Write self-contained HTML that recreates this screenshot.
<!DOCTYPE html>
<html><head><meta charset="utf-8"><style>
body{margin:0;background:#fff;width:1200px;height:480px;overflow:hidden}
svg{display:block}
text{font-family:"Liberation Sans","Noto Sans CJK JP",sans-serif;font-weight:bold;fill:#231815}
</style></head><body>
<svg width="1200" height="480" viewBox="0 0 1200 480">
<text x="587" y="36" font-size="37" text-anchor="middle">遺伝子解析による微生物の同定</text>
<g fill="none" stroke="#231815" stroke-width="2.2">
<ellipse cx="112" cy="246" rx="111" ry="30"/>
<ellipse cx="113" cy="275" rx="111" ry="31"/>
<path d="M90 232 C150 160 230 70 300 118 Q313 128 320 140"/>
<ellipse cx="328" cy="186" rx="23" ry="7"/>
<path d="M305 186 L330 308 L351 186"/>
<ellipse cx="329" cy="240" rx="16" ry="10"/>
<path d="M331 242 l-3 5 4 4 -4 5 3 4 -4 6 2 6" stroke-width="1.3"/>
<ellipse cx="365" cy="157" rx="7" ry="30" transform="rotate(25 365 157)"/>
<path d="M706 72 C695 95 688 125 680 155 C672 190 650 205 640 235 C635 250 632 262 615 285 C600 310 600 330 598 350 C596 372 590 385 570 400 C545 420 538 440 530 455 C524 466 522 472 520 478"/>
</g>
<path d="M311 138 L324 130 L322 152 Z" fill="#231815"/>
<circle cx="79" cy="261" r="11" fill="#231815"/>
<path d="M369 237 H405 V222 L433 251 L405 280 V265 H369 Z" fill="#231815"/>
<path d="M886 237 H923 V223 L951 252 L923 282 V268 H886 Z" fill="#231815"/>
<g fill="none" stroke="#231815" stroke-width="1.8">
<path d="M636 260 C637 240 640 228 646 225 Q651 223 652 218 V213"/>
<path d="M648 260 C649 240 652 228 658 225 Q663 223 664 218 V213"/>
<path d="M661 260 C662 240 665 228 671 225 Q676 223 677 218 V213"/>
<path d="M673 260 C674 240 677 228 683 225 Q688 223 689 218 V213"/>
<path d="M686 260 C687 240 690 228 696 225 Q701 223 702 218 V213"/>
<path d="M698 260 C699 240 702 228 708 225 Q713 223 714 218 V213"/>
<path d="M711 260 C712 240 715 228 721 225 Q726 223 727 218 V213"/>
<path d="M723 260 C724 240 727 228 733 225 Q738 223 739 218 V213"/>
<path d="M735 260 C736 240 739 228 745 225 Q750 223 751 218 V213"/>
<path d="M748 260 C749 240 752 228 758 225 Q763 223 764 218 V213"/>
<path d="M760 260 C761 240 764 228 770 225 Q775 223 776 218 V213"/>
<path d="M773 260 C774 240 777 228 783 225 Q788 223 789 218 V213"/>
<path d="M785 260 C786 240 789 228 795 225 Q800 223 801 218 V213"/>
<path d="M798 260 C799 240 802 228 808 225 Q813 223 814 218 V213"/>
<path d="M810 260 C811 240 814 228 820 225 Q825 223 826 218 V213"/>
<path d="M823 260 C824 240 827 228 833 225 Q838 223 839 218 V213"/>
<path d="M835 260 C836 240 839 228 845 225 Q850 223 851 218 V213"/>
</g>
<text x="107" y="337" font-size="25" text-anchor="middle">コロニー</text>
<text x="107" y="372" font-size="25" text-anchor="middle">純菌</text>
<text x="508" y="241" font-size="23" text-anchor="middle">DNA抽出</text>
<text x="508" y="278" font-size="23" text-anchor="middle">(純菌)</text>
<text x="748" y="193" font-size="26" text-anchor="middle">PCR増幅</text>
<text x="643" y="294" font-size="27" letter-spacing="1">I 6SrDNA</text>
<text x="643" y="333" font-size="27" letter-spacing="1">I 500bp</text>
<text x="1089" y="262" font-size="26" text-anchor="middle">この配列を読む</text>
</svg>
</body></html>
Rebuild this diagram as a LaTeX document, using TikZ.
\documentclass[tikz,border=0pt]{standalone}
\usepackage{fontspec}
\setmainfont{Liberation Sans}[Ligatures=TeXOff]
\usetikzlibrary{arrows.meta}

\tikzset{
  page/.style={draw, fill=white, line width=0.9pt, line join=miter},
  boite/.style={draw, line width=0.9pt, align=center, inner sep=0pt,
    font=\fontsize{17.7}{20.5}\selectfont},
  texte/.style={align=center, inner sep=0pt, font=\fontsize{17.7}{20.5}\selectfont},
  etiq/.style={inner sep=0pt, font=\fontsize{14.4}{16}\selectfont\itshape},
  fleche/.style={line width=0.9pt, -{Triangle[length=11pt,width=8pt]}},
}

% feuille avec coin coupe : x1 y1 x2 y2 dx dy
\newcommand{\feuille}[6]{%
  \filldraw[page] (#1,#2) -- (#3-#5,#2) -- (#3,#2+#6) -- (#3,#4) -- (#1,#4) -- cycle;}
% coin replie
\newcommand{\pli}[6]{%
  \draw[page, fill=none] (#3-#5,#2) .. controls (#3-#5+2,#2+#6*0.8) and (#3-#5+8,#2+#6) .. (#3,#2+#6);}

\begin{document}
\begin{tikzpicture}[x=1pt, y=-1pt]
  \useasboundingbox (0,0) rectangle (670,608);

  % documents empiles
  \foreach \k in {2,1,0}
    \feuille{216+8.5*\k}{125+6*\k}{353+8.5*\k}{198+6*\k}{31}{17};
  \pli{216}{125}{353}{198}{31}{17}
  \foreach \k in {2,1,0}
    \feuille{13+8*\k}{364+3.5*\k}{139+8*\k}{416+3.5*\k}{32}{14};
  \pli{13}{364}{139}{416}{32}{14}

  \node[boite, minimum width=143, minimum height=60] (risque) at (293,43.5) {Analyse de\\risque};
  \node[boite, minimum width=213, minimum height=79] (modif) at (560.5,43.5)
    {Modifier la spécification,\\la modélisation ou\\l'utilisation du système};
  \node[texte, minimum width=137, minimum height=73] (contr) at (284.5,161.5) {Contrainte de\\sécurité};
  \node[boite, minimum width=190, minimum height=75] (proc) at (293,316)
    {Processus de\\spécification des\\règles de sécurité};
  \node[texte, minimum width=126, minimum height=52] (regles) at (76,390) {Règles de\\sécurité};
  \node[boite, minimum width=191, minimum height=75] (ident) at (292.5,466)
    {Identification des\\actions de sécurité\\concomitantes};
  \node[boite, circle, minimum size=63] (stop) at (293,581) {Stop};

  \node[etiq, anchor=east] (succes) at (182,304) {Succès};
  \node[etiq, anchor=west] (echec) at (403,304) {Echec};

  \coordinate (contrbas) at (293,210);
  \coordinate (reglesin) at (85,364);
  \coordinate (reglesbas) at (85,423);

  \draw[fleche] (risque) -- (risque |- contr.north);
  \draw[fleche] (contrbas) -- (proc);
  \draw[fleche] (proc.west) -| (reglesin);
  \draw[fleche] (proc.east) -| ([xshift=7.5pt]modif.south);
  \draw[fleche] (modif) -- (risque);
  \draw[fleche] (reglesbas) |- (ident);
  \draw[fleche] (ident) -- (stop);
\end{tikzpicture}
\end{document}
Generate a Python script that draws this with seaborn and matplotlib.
****************
## What you need to do
Going through the data above, count the lines where the string "this" appears, and answer with only that number.

## The result
3